▶ [TASK PROMPT]
Begin with the first line of the material and write out each line exactly, ending with the line that contains "0.68905, 0.69180, 0.69455, 0.69730, 0.70005, 0.70280, 0.70555];". Pictures are not part of the copy.

□ □ □ □

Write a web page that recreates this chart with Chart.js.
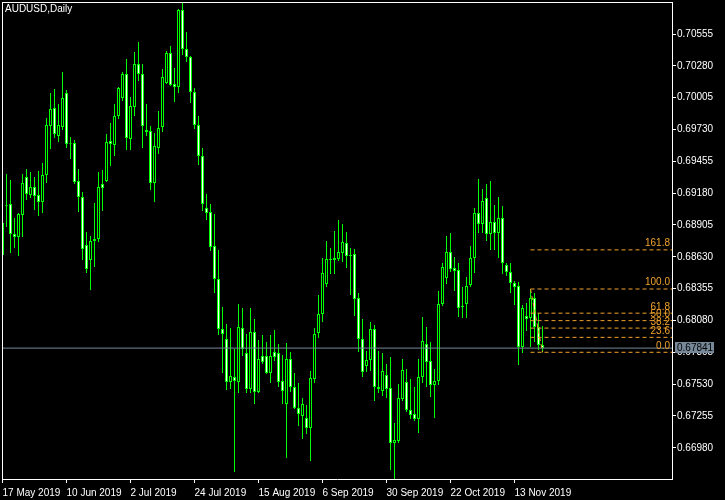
<!DOCTYPE html>
<html>
<head>
<meta charset="utf-8">
<script src="https://cdn.jsdelivr.net/npm/chart.js@4.4.1/dist/chart.umd.min.js"></script>
<style>
  html, body { margin: 0; padding: 0; background: #000; }
  canvas { display: block; }
</style>
</head>
<body>
<canvas id="chart" width="725" height="500"></canvas>
<script>
const symbol = "AUDUSD,Daily";

// bar index of each date label on the time axis
const dateTicks = [0, 16, 32, 48, 64, 80, 96, 112, 128];
const dateLabels = ["17 May 2019", "10 Jun 2019", "2 Jul 2019", "24 Jul 2019", "15 Aug 2019",
  "6 Sep 2019", "30 Sep 2019", "22 Oct 2019", "13 Nov 2019"];

const priceTicks = [0.66980, 0.67255, 0.67530, 0.67805, 0.68080, 0.68355, 0.68630,
  0.68905, 0.69180, 0.69455, 0.69730, 0.70005, 0.70280, 0.70555];

/* DAILY OHLC, 17 May 2019 .. 22 Nov 2019 */
const open = [
  0.68922, 0.69069, 0.69086, 0.68827, 0.68801, 0.68991, 0.69320, 0.69164, 0.69233, 0.69164,
  0.69104, 0.69337, 0.69760, 0.69916, 0.69674, 0.69752, 0.70046, 0.69605, 0.69613, 0.69285,
  0.69147, 0.68732, 0.68603, 0.68767, 0.68784, 0.69259, 0.69285, 0.69631, 0.69596, 0.69847,
  0.70002, 0.70210, 0.69648, 0.69925, 0.70296, 0.70210, 0.69726, 0.69717, 0.69268, 0.69570,
  0.69752, 0.70132, 0.70391, 0.70123, 0.70097, 0.70763, 0.70426, 0.70357, 0.70054, 0.69769,
  0.69501, 0.69052, 0.69017, 0.68724, 0.68438, 0.68006, 0.67920, 0.67549, 0.67592, 0.67549,
  0.68015, 0.67799, 0.67488, 0.67981, 0.67462, 0.67773, 0.67773, 0.67626, 0.67808, 0.67799,
  0.67557, 0.67358, 0.67747, 0.67505, 0.67324, 0.67255, 0.67237, 0.67151, 0.67574, 0.67972,
  0.68136, 0.68395, 0.68611, 0.68603, 0.68611, 0.68663, 0.68749, 0.68646, 0.68654, 0.68274,
  0.67920, 0.67687, 0.67739, 0.68006, 0.67505, 0.67471, 0.67609, 0.67497, 0.67021, 0.67039,
  0.67402, 0.67549, 0.67307, 0.67272, 0.67229, 0.67592, 0.67877, 0.67730, 0.67523, 0.67557,
  0.68222, 0.68447, 0.68672, 0.68533, 0.68516, 0.68205, 0.68222, 0.68387, 0.68620, 0.69009,
  0.68914, 0.69138, 0.68827, 0.68931, 0.68836, 0.68965, 0.68559, 0.68499, 0.68404, 0.68378,
  0.67851, 0.68119, 0.68101, 0.68274, 0.68024, 0.67868
];
const high = [
  0.68948, 0.69346, 0.69294, 0.68965, 0.69009, 0.69346, 0.69389, 0.69363, 0.69320, 0.69372,
  0.69441, 0.69830, 0.70046, 0.70080, 0.69950, 0.70227, 0.70071, 0.69665, 0.69639, 0.69389,
  0.69190, 0.68845, 0.68810, 0.69095, 0.69363, 0.69380, 0.69691, 0.69786, 0.69950, 0.70097,
  0.70227, 0.70339, 0.70011, 0.70400, 0.70486, 0.70296, 0.69950, 0.69760, 0.69700, 0.69890,
  0.70253, 0.70408, 0.70452, 0.70261, 0.70771, 0.70823, 0.70573, 0.70365, 0.70089, 0.69847,
  0.69570, 0.69173, 0.69086, 0.69000, 0.68689, 0.68197, 0.68050, 0.68015, 0.67834, 0.68222,
  0.68188, 0.67963, 0.68188, 0.68093, 0.67911, 0.67955, 0.67894, 0.67955, 0.67998, 0.67877,
  0.67782, 0.67885, 0.67808, 0.67626, 0.67540, 0.67410, 0.67350, 0.67644, 0.68015, 0.68300,
  0.68620, 0.68767, 0.68706, 0.68853, 0.68948, 0.68914, 0.68845, 0.68706, 0.68698, 0.68317,
  0.68093, 0.67816, 0.68067, 0.68041, 0.67816, 0.67799, 0.67704, 0.67765, 0.67194, 0.67531,
  0.67747, 0.67661, 0.67574, 0.67505, 0.67747, 0.68110, 0.68024, 0.67894, 0.67661, 0.68335,
  0.68577, 0.68810, 0.68836, 0.68629, 0.68577, 0.68369, 0.68456, 0.68724, 0.69052, 0.69302,
  0.69216, 0.69259, 0.69285, 0.69078, 0.69147, 0.69069, 0.68577, 0.68577, 0.68421, 0.68413,
  0.68214, 0.68231, 0.68352, 0.68317, 0.68145, 0.68032
];
const low = [
  0.68620, 0.68888, 0.68663, 0.68706, 0.68637, 0.68801, 0.69121, 0.69138, 0.69035, 0.68983,
  0.69009, 0.69268, 0.69562, 0.69657, 0.69622, 0.69726, 0.69570, 0.69475, 0.69259, 0.69017,
  0.68603, 0.68490, 0.68343, 0.68542, 0.68758, 0.69026, 0.69277, 0.69415, 0.69501, 0.69821,
  0.69976, 0.69553, 0.69553, 0.69847, 0.70149, 0.69570, 0.69674, 0.69207, 0.69104, 0.69518,
  0.69709, 0.70123, 0.70106, 0.69968, 0.70046, 0.70374, 0.70313, 0.69959, 0.69734, 0.69423,
  0.69026, 0.68948, 0.68680, 0.68317, 0.67955, 0.67626, 0.67479, 0.67488, 0.66771, 0.67453,
  0.67773, 0.67453, 0.67453, 0.67358, 0.67453, 0.67704, 0.67618, 0.67540, 0.67730, 0.67505,
  0.67358, 0.66892, 0.67462, 0.67315, 0.67168, 0.67056, 0.67099, 0.66866, 0.67540, 0.67929,
  0.68067, 0.68369, 0.68482, 0.68482, 0.68594, 0.68585, 0.68533, 0.68300, 0.68119, 0.67808,
  0.67592, 0.67635, 0.67644, 0.67384, 0.67453, 0.67428, 0.67410, 0.66788, 0.66705, 0.67021,
  0.67384, 0.67289, 0.67229, 0.67212, 0.67108, 0.67540, 0.67505, 0.67419, 0.67237, 0.67523,
  0.68205, 0.68395, 0.68499, 0.68335, 0.68110, 0.68101, 0.68101, 0.68369, 0.68490, 0.68836,
  0.68836, 0.68767, 0.68689, 0.68689, 0.68620, 0.68482, 0.68464, 0.68317, 0.68214, 0.67695,
  0.67799, 0.67989, 0.67851, 0.67894, 0.67825, 0.67805
];
const close = [
  0.68646, 0.69066, 0.68827, 0.68801, 0.69000, 0.69268, 0.69173, 0.69233, 0.69156, 0.69104,
  0.69337, 0.69769, 0.69907, 0.69691, 0.69769, 0.70002, 0.69605, 0.69602, 0.69277, 0.69147,
  0.68698, 0.68525, 0.68767, 0.68784, 0.69233, 0.69225, 0.69622, 0.69605, 0.69847, 0.70089,
  0.70210, 0.69657, 0.69933, 0.70296, 0.70210, 0.69760, 0.69709, 0.69268, 0.69588, 0.69743,
  0.70184, 0.70391, 0.70115, 0.70097, 0.70763, 0.70426, 0.70357, 0.70054, 0.69769, 0.69501,
  0.69086, 0.69009, 0.68715, 0.68438, 0.68006, 0.67963, 0.67549, 0.67600, 0.67557, 0.68024,
  0.67834, 0.67488, 0.67981, 0.67462, 0.67747, 0.67721, 0.67626, 0.67773, 0.67765, 0.67549,
  0.67471, 0.67747, 0.67505, 0.67324, 0.67272, 0.67358, 0.67151, 0.67583, 0.67963, 0.68136,
  0.68490, 0.68611, 0.68603, 0.68620, 0.68672, 0.68758, 0.68637, 0.68637, 0.68266, 0.67920,
  0.67635, 0.67739, 0.68006, 0.67505, 0.67488, 0.67644, 0.67488, 0.67021, 0.67047, 0.67410,
  0.67652, 0.67307, 0.67263, 0.67229, 0.67592, 0.67903, 0.67721, 0.67523, 0.67557, 0.68222,
  0.68542, 0.68672, 0.68525, 0.68508, 0.68188, 0.68197, 0.68378, 0.68620, 0.69009, 0.68914,
  0.69112, 0.68827, 0.68931, 0.68836, 0.68965, 0.68577, 0.68499, 0.68404, 0.68369, 0.67851,
  0.68188, 0.68093, 0.68274, 0.68024, 0.67868, 0.67841
];

const bid = 0.67841;

// fibonacci drawn from the high of bar 132 down to the low of bar 135
const fibFrom = 132;
const fibTo = 135;
const fibLevels = [0, 23.6, 38.2, 50, 61.8, 100, 161.8];

/* LOOK */
const GREEN = "#00ff00";
const FIB = "#f0a22c";
const BIDC = "#778899";
const xMin = -0.125, xMax = 167.375;
const yMin = 0.66710, yMax = 0.70832;

Chart.defaults.font.family = "'Liberation Sans', Arial, sans-serif";
Chart.defaults.font.size = 10;
Chart.defaults.color = "#ffffff";

const fibHigh = high[fibFrom];
const fibLow = low[fibTo];
const fibPrice = r => fibLow + (fibHigh - fibLow) * r / 100;

let datasets = [];

// fib levels + trend line
fibLevels.forEach(r => {
  datasets.push({
    type: "line",
    data: [{x: fibFrom, y: fibPrice(r)}, {x: xMax, y: fibPrice(r)}],
    borderColor: FIB, borderWidth: 1, borderDash: [4, 3],
    pointRadius: 0, order: 0
  });
});
datasets.push({
  type: "line",
  data: [{x: fibFrom, y: fibHigh}, {x: fibTo, y: fibLow}],
  borderColor: FIB, borderWidth: 1, borderDash: [4, 3],
  pointRadius: 0, order: 0
});

// bid line
datasets.push({
  type: "line",
  data: [{x: xMin, y: bid}, {x: xMax, y: bid}],
  borderColor: BIDC, borderWidth: 1,
  pointRadius: 0, order: 1
});

// candle bodies
datasets.push({
  type: "bar",
  data: open.map((o, i) => ({x: i, y: [o, close[i]]})),
  backgroundColor: open.map((o, i) => close[i] < o ? "#ffffff" : "#000000"),
  borderColor: GREEN, borderWidth: 1, borderSkipped: false,
  barThickness: 3, minBarLength: 1, inflateAmount: 0, grouped: false,
  order: 2
});

// wicks
datasets.push({
  type: "bar",
  data: low.map((l, i) => ({x: i, y: [l, high[i]]})),
  backgroundColor: GREEN, borderWidth: 0,
  barThickness: 1, inflateAmount: 0, grouped: false,
  order: 3
});

/* TEXT ON THE CHART */
const decor = {
  id: "decor",
  afterDraw(c){
    const ctx = c.ctx;
    const a = c.chartArea;
    const ys = c.scales.y;
    ctx.save();

    // frame top and left
    ctx.strokeStyle = "#ffffff";
    ctx.lineWidth = 1;
    ctx.beginPath();
    ctx.moveTo(a.left, a.top + 0.5);
    ctx.lineTo(a.right, a.top + 0.5);
    ctx.moveTo(a.left + 0.5, a.top);
    ctx.lineTo(a.left + 0.5, a.bottom);
    ctx.stroke();

    ctx.font = "10px 'Liberation Sans', Arial, sans-serif";

    // title
    ctx.fillStyle = "#ffffff";
    ctx.textAlign = "left";
    ctx.textBaseline = "top";
    ctx.fillText(symbol, 5, 4);

    // fib labels
    ctx.fillStyle = FIB;
    ctx.textAlign = "right";
    ctx.textBaseline = "alphabetic";
    fibLevels.forEach(r => {
      ctx.fillText(r.toFixed(1), a.right - 2, ys.getPixelForValue(fibPrice(r)) - 3.5);
    });

    // bid box
    const yb = Math.round(ys.getPixelForValue(bid));
    ctx.fillStyle = BIDC;
    ctx.fillRect(a.right + 3, yb - 6, 39, 11);
    ctx.fillStyle = "#000000";
    ctx.textAlign = "left";
    ctx.textBaseline = "middle";
    ctx.fillText(bid.toFixed(5), a.right + 5, yb);

    ctx.restore();
  }
};

/* CHART */
new Chart(document.getElementById("chart"), {
  type: "bar",
  data: { datasets },
  options: {
    responsive: false,
    animation: false,
    devicePixelRatio: 1,
    layout: { padding: { left: 2, top: 2, right: 0, bottom: 0 } },
    plugins: { legend: { display: false }, tooltip: { enabled: false } },
    scales: {
      x: {
        type: "linear",
        min: xMin, max: xMax,
        offset: false,
        grid: { display: true, drawOnChartArea: false, color: "#ffffff", tickLength: 4, offset: false },
        border: { color: "#ffffff" },
        ticks: {
          align: "start", autoSkip: false, maxRotation: 0, padding: 4, color: "#ffffff",
          callback: (v, i) => dateLabels[i]
        },
        afterBuildTicks: s => { s.ticks = dateTicks.map(v => ({value: v})); },
        afterFit: s => { s.height = 21; s.paddingLeft = 0; s.paddingRight = 0; }
      },
      y: {
        type: "linear",
        position: "right",
        min: yMin, max: yMax,
        beginAtZero: false,
        grid: { display: true, drawOnChartArea: false, color: "#ffffff", tickLength: 4 },
        border: { color: "#ffffff" },
        ticks: { padding: 1, color: "#ffffff", autoSkip: false, callback: v => v.toFixed(5) },
        afterBuildTicks: s => { s.ticks = priceTicks.map(v => ({value: v})); },
        afterFit: s => { s.width = 53; s.paddingTop = 0; s.paddingBottom = 0; }
      }
    }
  },
  plugins: [decor]
});
</script>
</body>
</html>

□ □ □ □

▶ [WRITTEN SOLUTION]
Write a web page that recreates this chart with Chart.js.
<!DOCTYPE html>
<html>
<head>
<meta charset="utf-8">
<script src="https://cdn.jsdelivr.net/npm/chart.js@4.4.1/dist/chart.umd.min.js"></script>
<style>
  html, body { margin: 0; padding: 0; background: #000; }
  canvas { display: block; }
</style>
</head>
<body>
<canvas id="chart" width="725" height="500"></canvas>
<script>
const symbol = "AUDUSD,Daily";

// bar index of each date label on the time axis
const dateTicks = [0, 16, 32, 48, 64, 80, 96, 112, 128];
const dateLabels = ["17 May 2019", "10 Jun 2019", "2 Jul 2019", "24 Jul 2019", "15 Aug 2019",
  "6 Sep 2019", "30 Sep 2019", "22 Oct 2019", "13 Nov 2019"];

const priceTicks = [0.66980, 0.67255, 0.67530, 0.67805, 0.68080, 0.68355, 0.68630,
  0.68905, 0.69180, 0.69455, 0.69730, 0.70005, 0.70280, 0.70555];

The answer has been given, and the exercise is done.